======== Supplied data ========

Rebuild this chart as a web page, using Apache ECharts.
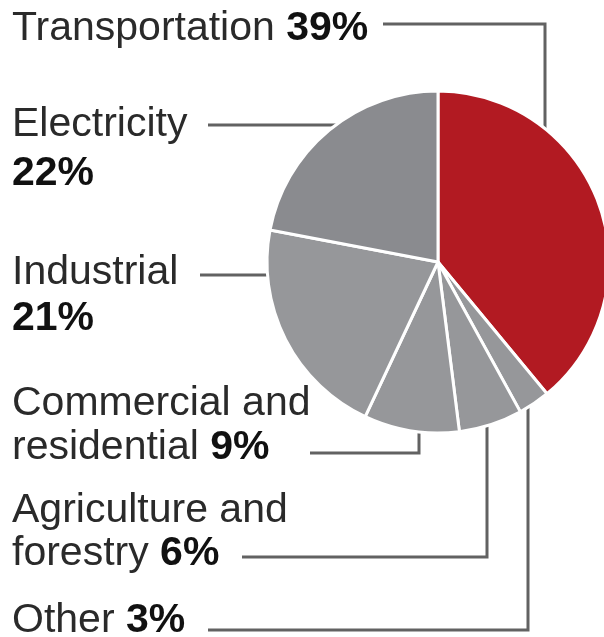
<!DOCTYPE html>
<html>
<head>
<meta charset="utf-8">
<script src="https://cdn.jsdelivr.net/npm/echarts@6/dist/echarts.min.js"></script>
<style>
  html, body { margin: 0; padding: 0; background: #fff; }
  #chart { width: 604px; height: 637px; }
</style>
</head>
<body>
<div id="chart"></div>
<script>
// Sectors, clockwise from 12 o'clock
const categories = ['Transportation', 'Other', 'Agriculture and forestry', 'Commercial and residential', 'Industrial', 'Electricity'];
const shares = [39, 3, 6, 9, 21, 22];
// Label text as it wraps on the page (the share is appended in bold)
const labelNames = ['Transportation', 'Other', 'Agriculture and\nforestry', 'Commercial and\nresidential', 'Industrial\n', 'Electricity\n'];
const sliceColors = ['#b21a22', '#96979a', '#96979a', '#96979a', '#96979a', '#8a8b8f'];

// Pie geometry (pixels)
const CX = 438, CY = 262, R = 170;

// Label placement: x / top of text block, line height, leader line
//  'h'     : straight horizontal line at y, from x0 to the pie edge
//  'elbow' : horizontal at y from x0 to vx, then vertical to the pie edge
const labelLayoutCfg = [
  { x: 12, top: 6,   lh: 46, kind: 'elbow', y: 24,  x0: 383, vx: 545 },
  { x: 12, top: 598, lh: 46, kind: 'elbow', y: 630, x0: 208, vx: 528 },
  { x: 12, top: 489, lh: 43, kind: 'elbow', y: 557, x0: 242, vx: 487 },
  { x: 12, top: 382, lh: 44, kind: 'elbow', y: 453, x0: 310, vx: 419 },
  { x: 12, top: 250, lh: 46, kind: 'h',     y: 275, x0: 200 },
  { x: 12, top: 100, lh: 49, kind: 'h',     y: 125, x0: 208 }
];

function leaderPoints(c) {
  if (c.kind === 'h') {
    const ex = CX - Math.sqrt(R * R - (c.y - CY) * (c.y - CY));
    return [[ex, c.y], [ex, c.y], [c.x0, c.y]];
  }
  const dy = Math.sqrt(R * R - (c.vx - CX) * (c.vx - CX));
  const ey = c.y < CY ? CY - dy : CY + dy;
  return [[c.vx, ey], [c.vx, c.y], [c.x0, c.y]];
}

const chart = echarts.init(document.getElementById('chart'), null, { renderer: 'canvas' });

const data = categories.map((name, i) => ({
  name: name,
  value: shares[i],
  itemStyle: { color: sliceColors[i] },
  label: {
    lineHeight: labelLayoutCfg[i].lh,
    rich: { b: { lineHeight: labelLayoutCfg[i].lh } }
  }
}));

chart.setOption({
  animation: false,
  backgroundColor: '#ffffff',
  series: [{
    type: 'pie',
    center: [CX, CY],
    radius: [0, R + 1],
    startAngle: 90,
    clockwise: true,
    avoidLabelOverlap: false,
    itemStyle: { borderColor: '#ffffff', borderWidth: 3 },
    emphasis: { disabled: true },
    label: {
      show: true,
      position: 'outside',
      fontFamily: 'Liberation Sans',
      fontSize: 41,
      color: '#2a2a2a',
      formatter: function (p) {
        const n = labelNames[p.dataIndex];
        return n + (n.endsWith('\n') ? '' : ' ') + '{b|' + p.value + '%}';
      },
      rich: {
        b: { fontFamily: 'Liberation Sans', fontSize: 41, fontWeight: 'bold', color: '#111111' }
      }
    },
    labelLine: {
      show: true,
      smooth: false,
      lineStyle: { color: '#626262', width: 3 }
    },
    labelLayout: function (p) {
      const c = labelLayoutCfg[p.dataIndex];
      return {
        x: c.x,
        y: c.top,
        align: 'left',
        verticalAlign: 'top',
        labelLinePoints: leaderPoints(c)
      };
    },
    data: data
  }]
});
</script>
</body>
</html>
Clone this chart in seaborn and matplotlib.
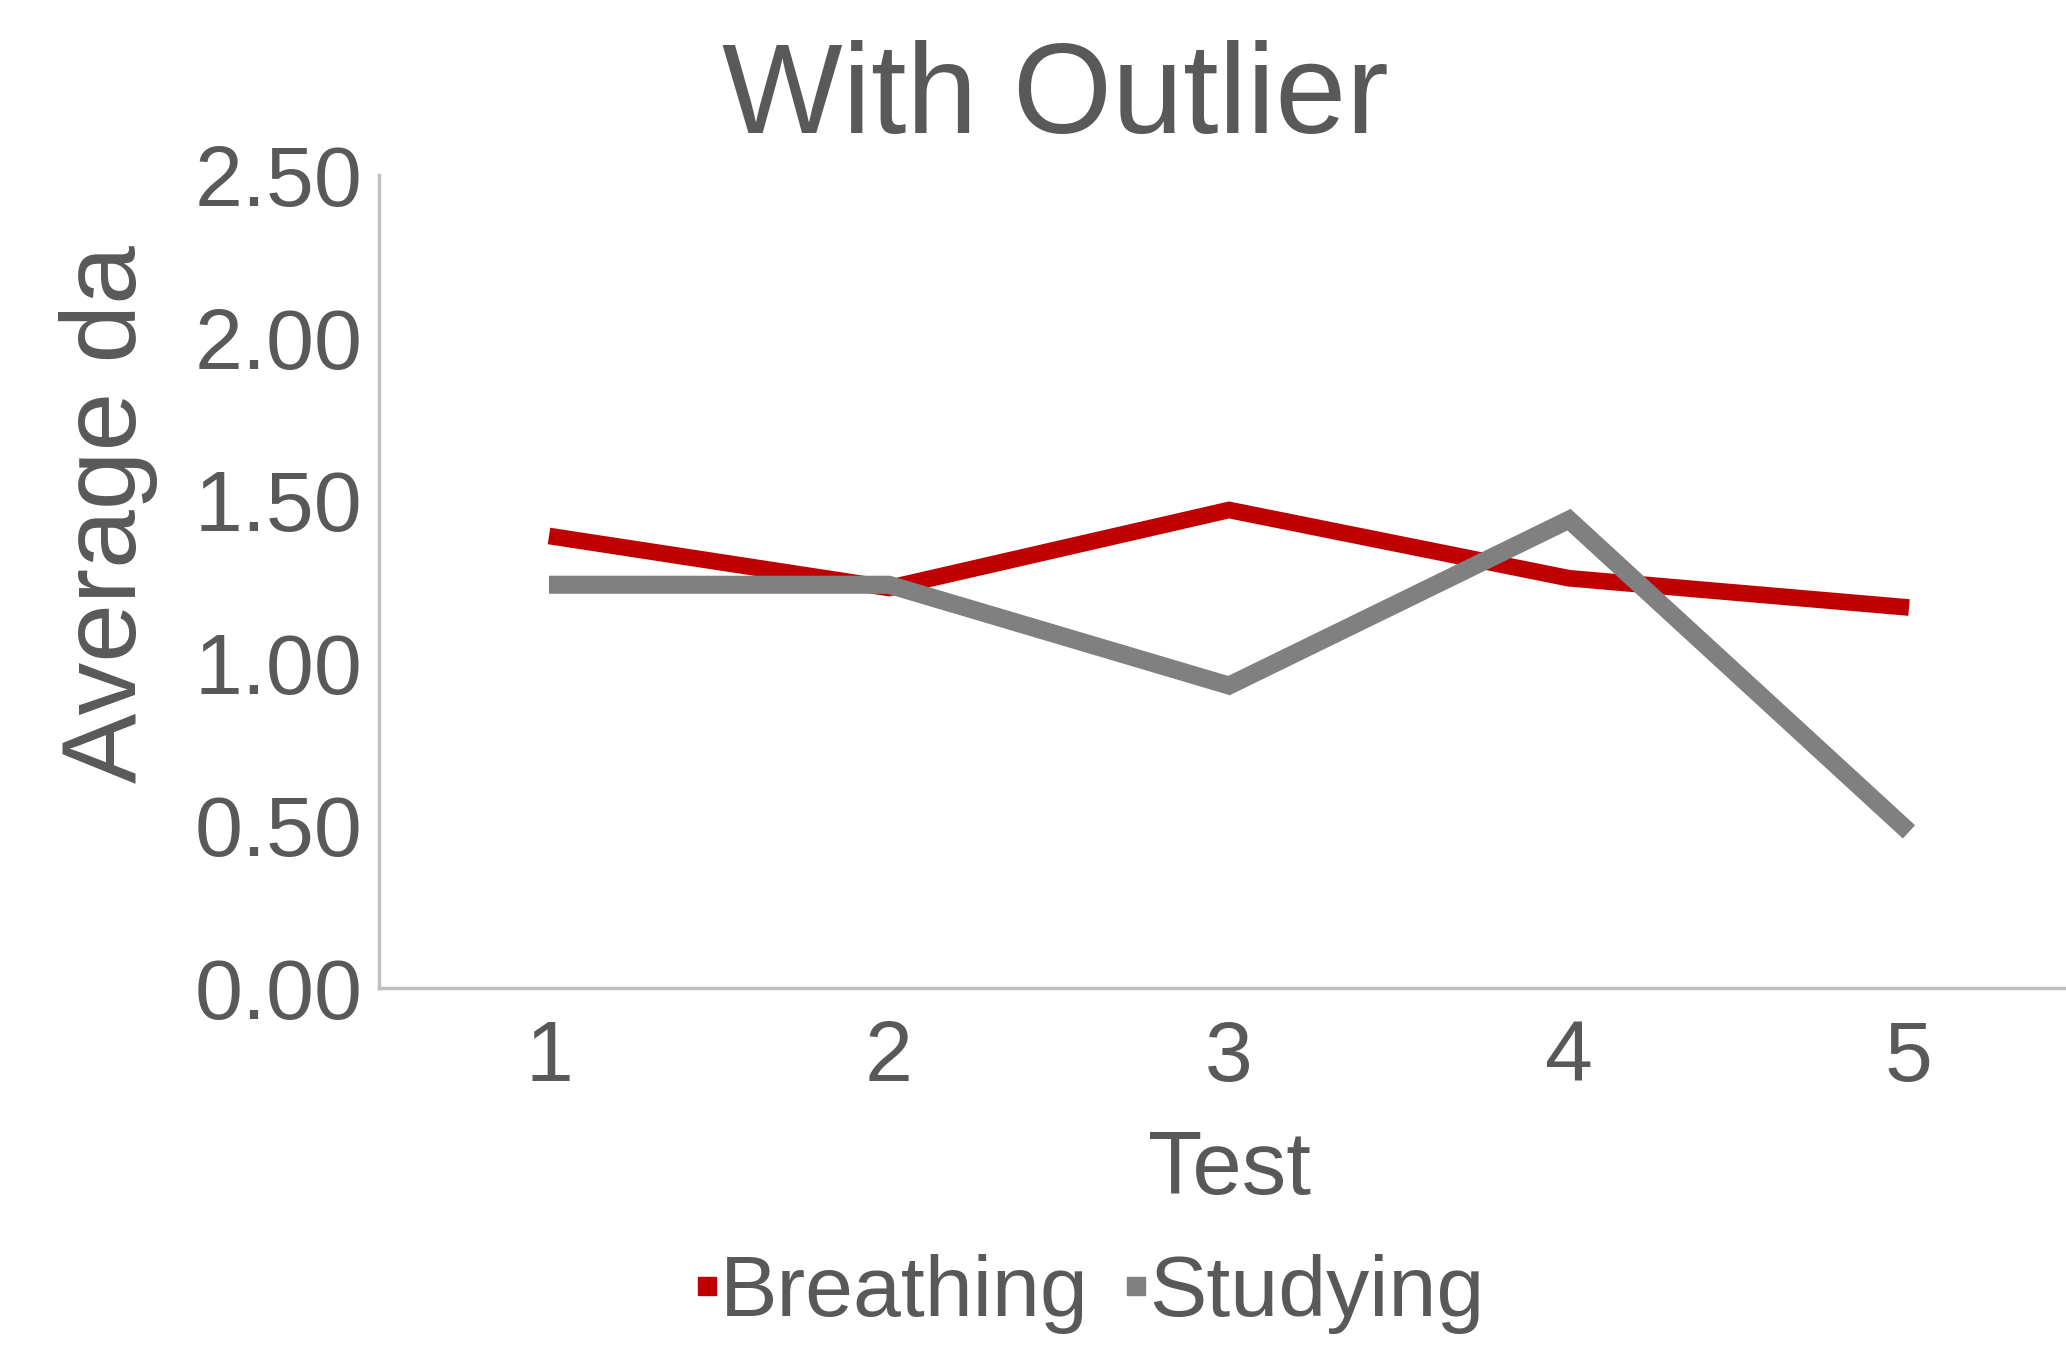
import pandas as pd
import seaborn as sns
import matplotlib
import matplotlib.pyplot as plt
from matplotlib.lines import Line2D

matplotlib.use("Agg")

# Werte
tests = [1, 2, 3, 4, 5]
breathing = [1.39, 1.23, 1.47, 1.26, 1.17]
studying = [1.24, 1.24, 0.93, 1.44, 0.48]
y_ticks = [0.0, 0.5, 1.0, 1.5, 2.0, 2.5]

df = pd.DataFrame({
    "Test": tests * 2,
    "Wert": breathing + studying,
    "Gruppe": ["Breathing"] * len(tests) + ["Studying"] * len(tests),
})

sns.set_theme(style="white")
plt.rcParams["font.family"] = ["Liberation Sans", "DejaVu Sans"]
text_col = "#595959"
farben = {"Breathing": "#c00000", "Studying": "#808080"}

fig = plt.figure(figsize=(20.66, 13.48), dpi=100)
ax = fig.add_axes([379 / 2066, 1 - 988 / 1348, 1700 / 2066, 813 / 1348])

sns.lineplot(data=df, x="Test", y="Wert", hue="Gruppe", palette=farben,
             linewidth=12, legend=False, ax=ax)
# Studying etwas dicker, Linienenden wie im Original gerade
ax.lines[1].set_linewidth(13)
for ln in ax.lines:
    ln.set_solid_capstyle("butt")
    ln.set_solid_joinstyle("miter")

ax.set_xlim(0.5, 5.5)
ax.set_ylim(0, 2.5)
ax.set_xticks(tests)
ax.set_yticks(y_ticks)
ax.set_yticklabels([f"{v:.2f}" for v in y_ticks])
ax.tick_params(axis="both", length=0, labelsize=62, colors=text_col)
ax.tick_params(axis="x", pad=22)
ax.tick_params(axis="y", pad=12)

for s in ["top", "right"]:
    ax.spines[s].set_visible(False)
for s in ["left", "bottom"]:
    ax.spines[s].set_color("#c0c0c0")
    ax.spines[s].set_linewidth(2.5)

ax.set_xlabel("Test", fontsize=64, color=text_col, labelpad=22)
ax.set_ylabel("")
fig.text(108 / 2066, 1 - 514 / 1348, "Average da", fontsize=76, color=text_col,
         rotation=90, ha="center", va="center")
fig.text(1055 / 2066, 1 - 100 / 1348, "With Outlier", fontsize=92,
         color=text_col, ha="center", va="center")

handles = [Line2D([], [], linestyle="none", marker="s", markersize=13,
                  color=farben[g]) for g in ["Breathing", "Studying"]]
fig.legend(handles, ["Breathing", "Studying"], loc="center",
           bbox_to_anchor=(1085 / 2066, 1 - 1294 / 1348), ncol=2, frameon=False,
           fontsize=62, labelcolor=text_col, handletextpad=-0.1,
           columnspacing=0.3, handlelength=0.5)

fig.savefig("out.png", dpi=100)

========

**Problem details**
Among the records above, locate the line containing "Clone this chart in seaborn and matplotlib." and the line containing "ax = fig.add_axes([379", then transcribe exactly the lines starting at the first and ending at the second, with no pictures.

**Correct result**
Clone this chart in seaborn and matplotlib.
import pandas as pd
import seaborn as sns
import matplotlib
import matplotlib.pyplot as plt
from matplotlib.lines import Line2D

matplotlib.use("Agg")

# Werte
tests = [1, 2, 3, 4, 5]
breathing = [1.39, 1.23, 1.47, 1.26, 1.17]
studying = [1.24, 1.24, 0.93, 1.44, 0.48]
y_ticks = [0.0, 0.5, 1.0, 1.5, 2.0, 2.5]

df = pd.DataFrame({
    "Test": tests * 2,
    "Wert": breathing + studying,
    "Gruppe": ["Breathing"] * len(tests) + ["Studying"] * len(tests),
})

sns.set_theme(style="white")
plt.rcParams["font.family"] = ["Liberation Sans", "DejaVu Sans"]
text_col = "#595959"
farben = {"Breathing": "#c00000", "Studying": "#808080"}

fig = plt.figure(figsize=(20.66, 13.48), dpi=100)
ax = fig.add_axes([379 / 2066, 1 - 988 / 1348, 1700 / 2066, 813 / 1348])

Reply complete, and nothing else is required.